With air superiority at the heart of NATO's current - and future - military doctrine, the cost debate over the alliance's next generation strike fighter has become critical to say the least.

The issue becomes all the more poignant as the world watches some of the most advanced air assets in the US Air Force's inventory being put to the test in the ongoing NATO-run air strike campaign on Serbia.

For the biggest risk to the future of NATO's air power is not conflict, but cost. And if the bean-counters inside the US Department of Defense's Joint Strike Fighter programme office are allowed to have their way for the sake of short-sighted budget-keeping, not only will NATO's air forces be facing a spiral of increasing development costs, delays and programme cuts but also, and potentially even more damaging, an erosion of the very capability they need to guarantee air superiority in the first place.

What is at stake is whether the final decision by the JSF planners, expected in the next few weeks, will allow for additional funding of the competing Boeing and Lockheed Martin teams to complete their rival JSF concept demonstrations with minimal risk. The alternative is to back the work under the concept demonstration phase to keep to schedule and cost. The risk for this option is that the winning team will have to enter the crucial engineering and manufacturing development (EMD) phase with a design with higher than acceptable technical, schedule and cost risks. And higher-risk aircraft can only spell unforeseen difficulties and spiralling costs further down the road.

All the indicators suggest that the US Department of Defense wants to scale back the work under the CDA phase to compensate for cost overruns by both teams and keep the project on track and on budget. All of which is admirable given that the cost targets were set down from the start. The concept was to design an aircraft which can be built for $28 million ($35 million for the navy version) with everything tradable to get to that final production cost figure. So it is crucial to reduce the risk now to be sure that the programme costs that sum and only that sum. All that makes the now critical to the programme, with the risk elements needing to be determined and minimised before the EMD phase begins.

With both teams still faced with high workloads under the current phase, which involves proving technology, refining the design and ensuring that the costs and technical performance do not change right through to production, it appears that a more sensible approach would be to allocate more money now and perform the work that is necessary now. Rather this than agree to carry more risk into the next phase to meet budget targets. The benefit of hindsight with programmes like the F-22 should dictate that paying now is better than paying later.

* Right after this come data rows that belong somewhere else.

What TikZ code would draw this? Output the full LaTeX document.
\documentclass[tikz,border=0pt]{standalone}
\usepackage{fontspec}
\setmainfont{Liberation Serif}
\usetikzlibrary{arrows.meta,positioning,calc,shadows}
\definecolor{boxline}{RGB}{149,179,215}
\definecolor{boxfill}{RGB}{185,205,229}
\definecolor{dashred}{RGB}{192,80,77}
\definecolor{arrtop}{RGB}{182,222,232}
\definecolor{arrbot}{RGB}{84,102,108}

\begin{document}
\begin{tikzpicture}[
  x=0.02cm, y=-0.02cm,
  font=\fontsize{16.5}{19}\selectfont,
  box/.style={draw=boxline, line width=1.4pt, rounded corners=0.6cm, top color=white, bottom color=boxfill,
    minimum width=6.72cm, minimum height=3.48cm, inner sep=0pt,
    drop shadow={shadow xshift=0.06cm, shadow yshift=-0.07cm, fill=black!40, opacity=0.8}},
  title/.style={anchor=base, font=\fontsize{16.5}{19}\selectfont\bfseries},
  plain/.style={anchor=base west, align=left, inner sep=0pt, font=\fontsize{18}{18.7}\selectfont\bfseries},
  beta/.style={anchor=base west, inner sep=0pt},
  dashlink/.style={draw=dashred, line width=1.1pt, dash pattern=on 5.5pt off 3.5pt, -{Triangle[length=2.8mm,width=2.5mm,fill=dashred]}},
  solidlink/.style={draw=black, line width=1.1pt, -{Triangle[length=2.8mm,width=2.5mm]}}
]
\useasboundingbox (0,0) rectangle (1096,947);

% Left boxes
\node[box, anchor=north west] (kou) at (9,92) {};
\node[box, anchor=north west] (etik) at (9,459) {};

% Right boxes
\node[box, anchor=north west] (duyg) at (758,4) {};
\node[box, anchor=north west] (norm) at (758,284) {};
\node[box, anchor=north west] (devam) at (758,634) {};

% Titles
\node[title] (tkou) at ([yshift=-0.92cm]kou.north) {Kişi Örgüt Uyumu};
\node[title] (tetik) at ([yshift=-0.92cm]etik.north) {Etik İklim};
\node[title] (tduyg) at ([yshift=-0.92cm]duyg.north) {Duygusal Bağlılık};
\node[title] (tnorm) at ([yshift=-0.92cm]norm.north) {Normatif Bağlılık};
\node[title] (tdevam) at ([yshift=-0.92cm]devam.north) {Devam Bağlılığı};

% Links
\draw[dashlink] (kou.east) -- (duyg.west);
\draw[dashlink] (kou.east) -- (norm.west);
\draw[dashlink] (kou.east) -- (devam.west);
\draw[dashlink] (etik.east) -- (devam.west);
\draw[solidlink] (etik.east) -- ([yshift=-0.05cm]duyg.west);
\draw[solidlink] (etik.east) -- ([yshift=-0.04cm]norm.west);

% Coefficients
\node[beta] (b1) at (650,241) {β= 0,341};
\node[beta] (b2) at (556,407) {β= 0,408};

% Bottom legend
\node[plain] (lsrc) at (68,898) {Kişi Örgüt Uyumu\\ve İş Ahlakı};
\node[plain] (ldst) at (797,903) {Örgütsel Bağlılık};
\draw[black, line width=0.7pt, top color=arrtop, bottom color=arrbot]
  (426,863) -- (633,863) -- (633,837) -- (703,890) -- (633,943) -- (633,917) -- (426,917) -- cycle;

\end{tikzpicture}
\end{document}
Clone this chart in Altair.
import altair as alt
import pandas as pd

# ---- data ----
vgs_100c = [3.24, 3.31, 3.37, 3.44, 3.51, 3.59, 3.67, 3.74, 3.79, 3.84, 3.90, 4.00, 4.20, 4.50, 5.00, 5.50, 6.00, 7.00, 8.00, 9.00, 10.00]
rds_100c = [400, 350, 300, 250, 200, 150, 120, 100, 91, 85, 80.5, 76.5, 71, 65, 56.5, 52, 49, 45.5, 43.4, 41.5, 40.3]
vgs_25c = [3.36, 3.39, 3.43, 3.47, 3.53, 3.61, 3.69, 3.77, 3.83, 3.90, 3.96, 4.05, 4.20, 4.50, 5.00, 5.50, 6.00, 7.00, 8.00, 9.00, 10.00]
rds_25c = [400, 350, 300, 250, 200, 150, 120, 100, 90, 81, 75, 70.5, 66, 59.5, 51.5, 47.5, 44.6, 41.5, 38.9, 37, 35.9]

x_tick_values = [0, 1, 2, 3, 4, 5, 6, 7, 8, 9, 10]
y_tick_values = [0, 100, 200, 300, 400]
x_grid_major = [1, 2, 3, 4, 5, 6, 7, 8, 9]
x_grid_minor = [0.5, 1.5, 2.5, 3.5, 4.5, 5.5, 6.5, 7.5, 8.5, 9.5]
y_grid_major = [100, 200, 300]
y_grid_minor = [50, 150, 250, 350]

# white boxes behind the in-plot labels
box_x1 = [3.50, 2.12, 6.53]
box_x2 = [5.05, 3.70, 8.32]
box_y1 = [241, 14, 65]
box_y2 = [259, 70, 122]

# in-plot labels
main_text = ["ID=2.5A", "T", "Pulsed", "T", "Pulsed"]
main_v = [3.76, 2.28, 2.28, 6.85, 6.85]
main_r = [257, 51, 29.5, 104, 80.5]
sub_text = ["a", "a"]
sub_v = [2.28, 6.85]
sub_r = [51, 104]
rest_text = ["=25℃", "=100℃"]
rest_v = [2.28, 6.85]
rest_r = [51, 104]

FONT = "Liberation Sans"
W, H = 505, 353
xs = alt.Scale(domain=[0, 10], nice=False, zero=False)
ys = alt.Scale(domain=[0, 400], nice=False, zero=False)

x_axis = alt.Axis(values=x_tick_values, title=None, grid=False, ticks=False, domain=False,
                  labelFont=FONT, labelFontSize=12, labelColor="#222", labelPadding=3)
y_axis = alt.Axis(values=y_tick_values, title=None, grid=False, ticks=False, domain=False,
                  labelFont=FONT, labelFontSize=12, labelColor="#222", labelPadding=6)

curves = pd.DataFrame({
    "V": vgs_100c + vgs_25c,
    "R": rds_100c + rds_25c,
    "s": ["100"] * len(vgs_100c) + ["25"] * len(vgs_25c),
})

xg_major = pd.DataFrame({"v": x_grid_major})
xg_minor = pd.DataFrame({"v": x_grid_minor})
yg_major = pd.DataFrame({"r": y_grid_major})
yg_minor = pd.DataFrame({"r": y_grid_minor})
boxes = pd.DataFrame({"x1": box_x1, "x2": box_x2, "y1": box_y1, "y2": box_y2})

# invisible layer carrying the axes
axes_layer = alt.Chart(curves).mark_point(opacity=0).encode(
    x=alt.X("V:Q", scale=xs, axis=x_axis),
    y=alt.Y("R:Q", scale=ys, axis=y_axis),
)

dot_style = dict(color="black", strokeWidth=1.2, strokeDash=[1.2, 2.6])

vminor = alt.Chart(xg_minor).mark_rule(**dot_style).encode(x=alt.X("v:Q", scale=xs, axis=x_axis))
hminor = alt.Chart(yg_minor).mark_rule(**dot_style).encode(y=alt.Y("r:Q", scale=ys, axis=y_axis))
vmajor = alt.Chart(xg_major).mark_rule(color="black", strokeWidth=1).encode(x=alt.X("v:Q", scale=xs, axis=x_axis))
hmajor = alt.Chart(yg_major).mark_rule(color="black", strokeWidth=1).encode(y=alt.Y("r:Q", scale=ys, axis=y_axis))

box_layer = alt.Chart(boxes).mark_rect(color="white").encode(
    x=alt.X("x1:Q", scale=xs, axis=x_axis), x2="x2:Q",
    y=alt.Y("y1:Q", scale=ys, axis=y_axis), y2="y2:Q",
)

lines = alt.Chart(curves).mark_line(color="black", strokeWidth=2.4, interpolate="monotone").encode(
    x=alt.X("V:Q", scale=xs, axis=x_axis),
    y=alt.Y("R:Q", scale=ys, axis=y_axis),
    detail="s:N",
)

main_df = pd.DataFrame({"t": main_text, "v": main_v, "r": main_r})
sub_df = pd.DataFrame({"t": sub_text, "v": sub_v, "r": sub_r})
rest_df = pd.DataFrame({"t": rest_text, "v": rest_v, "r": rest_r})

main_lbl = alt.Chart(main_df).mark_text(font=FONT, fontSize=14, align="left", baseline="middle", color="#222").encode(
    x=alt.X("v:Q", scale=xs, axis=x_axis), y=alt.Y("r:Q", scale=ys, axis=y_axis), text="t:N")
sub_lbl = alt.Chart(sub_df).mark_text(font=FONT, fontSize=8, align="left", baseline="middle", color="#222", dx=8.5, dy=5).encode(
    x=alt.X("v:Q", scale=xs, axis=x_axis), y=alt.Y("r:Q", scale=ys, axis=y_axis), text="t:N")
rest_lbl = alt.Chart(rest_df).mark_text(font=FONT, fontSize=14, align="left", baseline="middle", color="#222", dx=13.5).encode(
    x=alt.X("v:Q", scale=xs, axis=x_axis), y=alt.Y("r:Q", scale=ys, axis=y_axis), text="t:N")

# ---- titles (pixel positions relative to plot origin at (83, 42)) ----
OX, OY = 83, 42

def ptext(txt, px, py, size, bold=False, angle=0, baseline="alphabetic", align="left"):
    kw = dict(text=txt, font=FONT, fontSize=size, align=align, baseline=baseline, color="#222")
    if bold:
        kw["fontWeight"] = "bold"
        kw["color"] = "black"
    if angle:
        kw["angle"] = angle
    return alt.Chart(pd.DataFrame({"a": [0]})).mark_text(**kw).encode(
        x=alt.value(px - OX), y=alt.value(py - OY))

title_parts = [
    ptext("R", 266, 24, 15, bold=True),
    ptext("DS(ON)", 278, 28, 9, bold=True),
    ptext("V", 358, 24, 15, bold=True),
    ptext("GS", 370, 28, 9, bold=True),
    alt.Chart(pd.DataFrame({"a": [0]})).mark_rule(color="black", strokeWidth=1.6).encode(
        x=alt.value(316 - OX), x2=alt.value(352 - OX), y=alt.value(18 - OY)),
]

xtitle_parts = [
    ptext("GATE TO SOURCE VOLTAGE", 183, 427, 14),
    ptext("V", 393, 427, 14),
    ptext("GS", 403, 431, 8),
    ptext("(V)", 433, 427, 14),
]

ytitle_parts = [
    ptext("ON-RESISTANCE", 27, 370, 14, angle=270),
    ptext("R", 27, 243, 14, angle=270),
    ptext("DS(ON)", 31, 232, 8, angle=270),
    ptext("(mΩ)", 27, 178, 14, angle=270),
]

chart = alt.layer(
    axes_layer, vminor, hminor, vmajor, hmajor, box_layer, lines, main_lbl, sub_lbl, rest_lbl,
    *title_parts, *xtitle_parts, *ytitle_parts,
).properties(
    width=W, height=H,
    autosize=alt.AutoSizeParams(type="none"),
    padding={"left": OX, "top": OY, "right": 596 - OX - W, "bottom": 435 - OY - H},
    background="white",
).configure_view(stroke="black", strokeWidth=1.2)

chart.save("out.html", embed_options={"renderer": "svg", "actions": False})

While the Boeing team has adjusted its work to fit the budget, it still has its work cut out, compared with the budget available, to match the capability requirements. But Lockheed Martin is in worse shape. Although its design is closer to the final configuration it plans to propose in 2001 for the development and production phases, huge cost overruns, reportedly more than $100 million over the $700 million cap put on the four-year concept demonstration phase, mean the company could be unable to get back on track in time if the cost parameters are not reviewed.

The issue is not how to manage an over-budget programme, but estimate how much more work still has to be done now to avoid costly, high-risk development later. The cost overruns are regrettable but the importance of the work that still needs to be done is so critical that the programme office needs to respond responsibly now to make sure there are two low risk, competitive proposals on the table for JSF to succeed.

The prospect of production contracts for up to 5,000 aircraft for the USA and UK and for export customers worth up to $700 billion means there is too much at stake to be timid about taking action. If more money and time is needed now to keep the risk down and prove that the JSF can be built on budget, then so be it. To recoup the savings later, the services need a stable design now and not 10 years from now!